## Begin Provided material

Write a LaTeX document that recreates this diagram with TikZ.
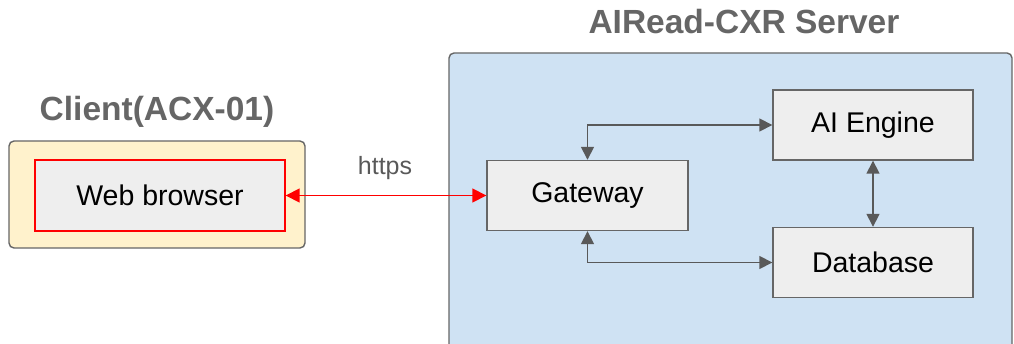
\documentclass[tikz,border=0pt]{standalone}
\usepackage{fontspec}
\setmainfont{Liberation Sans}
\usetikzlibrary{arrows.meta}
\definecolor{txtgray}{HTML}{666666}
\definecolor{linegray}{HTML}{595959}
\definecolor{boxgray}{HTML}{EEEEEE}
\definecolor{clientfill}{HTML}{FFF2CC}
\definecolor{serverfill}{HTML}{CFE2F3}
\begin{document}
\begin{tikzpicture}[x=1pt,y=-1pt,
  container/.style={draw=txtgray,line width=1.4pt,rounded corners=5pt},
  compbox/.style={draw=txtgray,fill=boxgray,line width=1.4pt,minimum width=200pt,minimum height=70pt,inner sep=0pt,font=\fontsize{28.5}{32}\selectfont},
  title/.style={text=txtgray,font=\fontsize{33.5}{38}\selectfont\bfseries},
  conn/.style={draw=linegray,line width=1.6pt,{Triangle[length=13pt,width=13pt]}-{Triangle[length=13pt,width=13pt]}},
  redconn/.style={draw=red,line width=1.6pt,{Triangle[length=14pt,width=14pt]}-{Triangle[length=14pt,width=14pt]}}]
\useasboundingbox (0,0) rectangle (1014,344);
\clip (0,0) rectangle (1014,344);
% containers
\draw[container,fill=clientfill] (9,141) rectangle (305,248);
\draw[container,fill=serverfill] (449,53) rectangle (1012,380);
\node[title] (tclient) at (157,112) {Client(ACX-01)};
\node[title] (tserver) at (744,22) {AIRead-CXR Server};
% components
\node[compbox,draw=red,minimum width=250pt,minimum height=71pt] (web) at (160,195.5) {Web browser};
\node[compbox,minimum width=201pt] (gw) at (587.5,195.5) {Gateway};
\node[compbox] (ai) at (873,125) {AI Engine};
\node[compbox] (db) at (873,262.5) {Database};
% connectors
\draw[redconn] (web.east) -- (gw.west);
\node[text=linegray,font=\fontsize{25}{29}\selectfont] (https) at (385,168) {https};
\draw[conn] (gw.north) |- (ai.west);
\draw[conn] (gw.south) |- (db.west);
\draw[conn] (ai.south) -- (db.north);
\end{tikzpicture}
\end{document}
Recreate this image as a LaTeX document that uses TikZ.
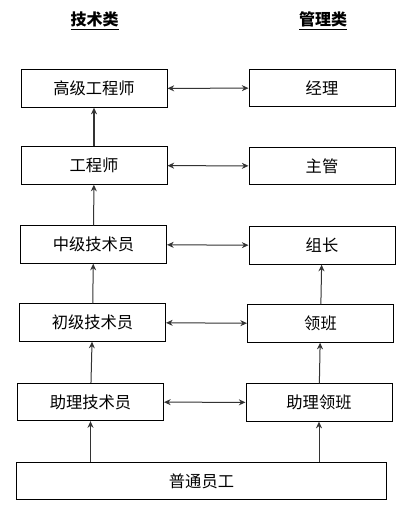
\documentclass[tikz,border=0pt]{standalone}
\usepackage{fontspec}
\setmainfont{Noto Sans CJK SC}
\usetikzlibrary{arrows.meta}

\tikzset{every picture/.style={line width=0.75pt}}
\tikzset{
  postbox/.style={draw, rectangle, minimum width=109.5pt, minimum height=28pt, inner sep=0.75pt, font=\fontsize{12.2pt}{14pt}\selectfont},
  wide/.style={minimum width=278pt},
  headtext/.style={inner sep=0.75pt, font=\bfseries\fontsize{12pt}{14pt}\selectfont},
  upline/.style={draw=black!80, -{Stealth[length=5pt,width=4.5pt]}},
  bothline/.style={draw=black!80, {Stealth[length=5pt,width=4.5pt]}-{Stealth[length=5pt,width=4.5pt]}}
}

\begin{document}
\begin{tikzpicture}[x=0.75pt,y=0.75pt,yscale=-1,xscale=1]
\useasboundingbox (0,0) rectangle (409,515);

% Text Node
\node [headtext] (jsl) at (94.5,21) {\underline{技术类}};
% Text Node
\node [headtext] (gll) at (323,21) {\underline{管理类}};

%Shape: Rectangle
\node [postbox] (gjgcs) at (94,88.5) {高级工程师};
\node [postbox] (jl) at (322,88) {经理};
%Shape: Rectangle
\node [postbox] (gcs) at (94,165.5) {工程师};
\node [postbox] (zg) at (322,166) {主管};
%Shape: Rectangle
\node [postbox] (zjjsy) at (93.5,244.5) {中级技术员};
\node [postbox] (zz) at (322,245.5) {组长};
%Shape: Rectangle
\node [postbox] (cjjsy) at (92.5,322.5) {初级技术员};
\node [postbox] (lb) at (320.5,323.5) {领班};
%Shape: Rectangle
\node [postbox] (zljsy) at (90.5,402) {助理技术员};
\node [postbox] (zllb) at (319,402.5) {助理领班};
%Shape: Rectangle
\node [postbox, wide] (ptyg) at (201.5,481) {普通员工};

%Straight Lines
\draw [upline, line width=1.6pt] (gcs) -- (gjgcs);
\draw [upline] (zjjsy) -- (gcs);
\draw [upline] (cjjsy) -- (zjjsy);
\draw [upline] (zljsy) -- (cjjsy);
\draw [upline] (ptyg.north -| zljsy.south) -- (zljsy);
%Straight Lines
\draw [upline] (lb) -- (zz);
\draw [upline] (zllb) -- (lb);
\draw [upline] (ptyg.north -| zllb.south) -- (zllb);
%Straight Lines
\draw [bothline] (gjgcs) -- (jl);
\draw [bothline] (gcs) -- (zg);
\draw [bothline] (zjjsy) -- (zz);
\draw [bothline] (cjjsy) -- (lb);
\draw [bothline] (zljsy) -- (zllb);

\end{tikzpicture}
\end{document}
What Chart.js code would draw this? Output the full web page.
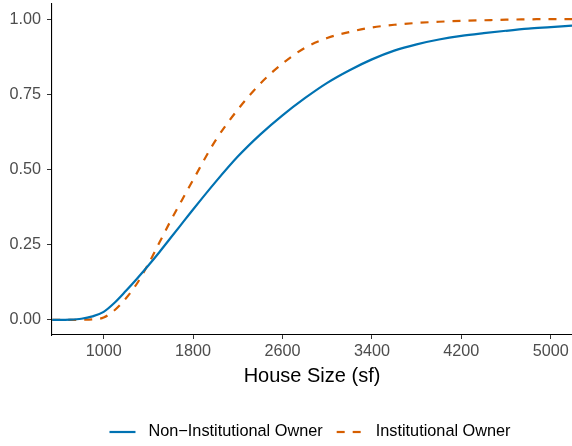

## End Provided material

The request — Repeat the preceding records precisely, and leave every picture out of the copy.

Response to the task —
Write a LaTeX document that recreates this diagram with TikZ.
\documentclass[tikz,border=0pt]{standalone}
\usepackage{fontspec}
\setmainfont{Liberation Sans}
\usetikzlibrary{arrows.meta}
\definecolor{txtgray}{HTML}{666666}
\definecolor{linegray}{HTML}{595959}
\definecolor{boxgray}{HTML}{EEEEEE}
\definecolor{clientfill}{HTML}{FFF2CC}
\definecolor{serverfill}{HTML}{CFE2F3}
\begin{document}
\begin{tikzpicture}[x=1pt,y=-1pt,
  container/.style={draw=txtgray,line width=1.4pt,rounded corners=5pt},
  compbox/.style={draw=txtgray,fill=boxgray,line width=1.4pt,minimum width=200pt,minimum height=70pt,inner sep=0pt,font=\fontsize{28.5}{32}\selectfont},
  title/.style={text=txtgray,font=\fontsize{33.5}{38}\selectfont\bfseries},
  conn/.style={draw=linegray,line width=1.6pt,{Triangle[length=13pt,width=13pt]}-{Triangle[length=13pt,width=13pt]}},
  redconn/.style={draw=red,line width=1.6pt,{Triangle[length=14pt,width=14pt]}-{Triangle[length=14pt,width=14pt]}}]
\useasboundingbox (0,0) rectangle (1014,344);
\clip (0,0) rectangle (1014,344);
% containers
\draw[container,fill=clientfill] (9,141) rectangle (305,248);
\draw[container,fill=serverfill] (449,53) rectangle (1012,380);
\node[title] (tclient) at (157,112) {Client(ACX-01)};
\node[title] (tserver) at (744,22) {AIRead-CXR Server};
% components
\node[compbox,draw=red,minimum width=250pt,minimum height=71pt] (web) at (160,195.5) {Web browser};
\node[compbox,minimum width=201pt] (gw) at (587.5,195.5) {Gateway};
\node[compbox] (ai) at (873,125) {AI Engine};
\node[compbox] (db) at (873,262.5) {Database};
% connectors
\draw[redconn] (web.east) -- (gw.west);
\node[text=linegray,font=\fontsize{25}{29}\selectfont] (https) at (385,168) {https};
\draw[conn] (gw.north) |- (ai.west);
\draw[conn] (gw.south) |- (db.west);
\draw[conn] (ai.south) -- (db.north);
\end{tikzpicture}
\end{document}
Recreate this image as a LaTeX document that uses TikZ.
\documentclass[tikz,border=0pt]{standalone}
\usepackage{fontspec}
\setmainfont{Noto Sans CJK SC}
\usetikzlibrary{arrows.meta}

\tikzset{every picture/.style={line width=0.75pt}}
\tikzset{
  postbox/.style={draw, rectangle, minimum width=109.5pt, minimum height=28pt, inner sep=0.75pt, font=\fontsize{12.2pt}{14pt}\selectfont},
  wide/.style={minimum width=278pt},
  headtext/.style={inner sep=0.75pt, font=\bfseries\fontsize{12pt}{14pt}\selectfont},
  upline/.style={draw=black!80, -{Stealth[length=5pt,width=4.5pt]}},
  bothline/.style={draw=black!80, {Stealth[length=5pt,width=4.5pt]}-{Stealth[length=5pt,width=4.5pt]}}
}

\begin{document}
\begin{tikzpicture}[x=0.75pt,y=0.75pt,yscale=-1,xscale=1]
\useasboundingbox (0,0) rectangle (409,515);

% Text Node
\node [headtext] (jsl) at (94.5,21) {\underline{技术类}};
% Text Node
\node [headtext] (gll) at (323,21) {\underline{管理类}};

%Shape: Rectangle
\node [postbox] (gjgcs) at (94,88.5) {高级工程师};
\node [postbox] (jl) at (322,88) {经理};
%Shape: Rectangle
\node [postbox] (gcs) at (94,165.5) {工程师};
\node [postbox] (zg) at (322,166) {主管};
%Shape: Rectangle
\node [postbox] (zjjsy) at (93.5,244.5) {中级技术员};
\node [postbox] (zz) at (322,245.5) {组长};
%Shape: Rectangle
\node [postbox] (cjjsy) at (92.5,322.5) {初级技术员};
\node [postbox] (lb) at (320.5,323.5) {领班};
%Shape: Rectangle
\node [postbox] (zljsy) at (90.5,402) {助理技术员};
\node [postbox] (zllb) at (319,402.5) {助理领班};
%Shape: Rectangle
\node [postbox, wide] (ptyg) at (201.5,481) {普通员工};

%Straight Lines
\draw [upline, line width=1.6pt] (gcs) -- (gjgcs);
\draw [upline] (zjjsy) -- (gcs);
\draw [upline] (cjjsy) -- (zjjsy);
\draw [upline] (zljsy) -- (cjjsy);
\draw [upline] (ptyg.north -| zljsy.south) -- (zljsy);
%Straight Lines
\draw [upline] (lb) -- (zz);
\draw [upline] (zllb) -- (lb);
\draw [upline] (ptyg.north -| zllb.south) -- (zllb);
%Straight Lines
\draw [bothline] (gjgcs) -- (jl);
\draw [bothline] (gcs) -- (zg);
\draw [bothline] (zjjsy) -- (zz);
\draw [bothline] (cjjsy) -- (lb);
\draw [bothline] (zljsy) -- (zllb);

\end{tikzpicture}
\end{document}
What Chart.js code would draw this? Output the full web page.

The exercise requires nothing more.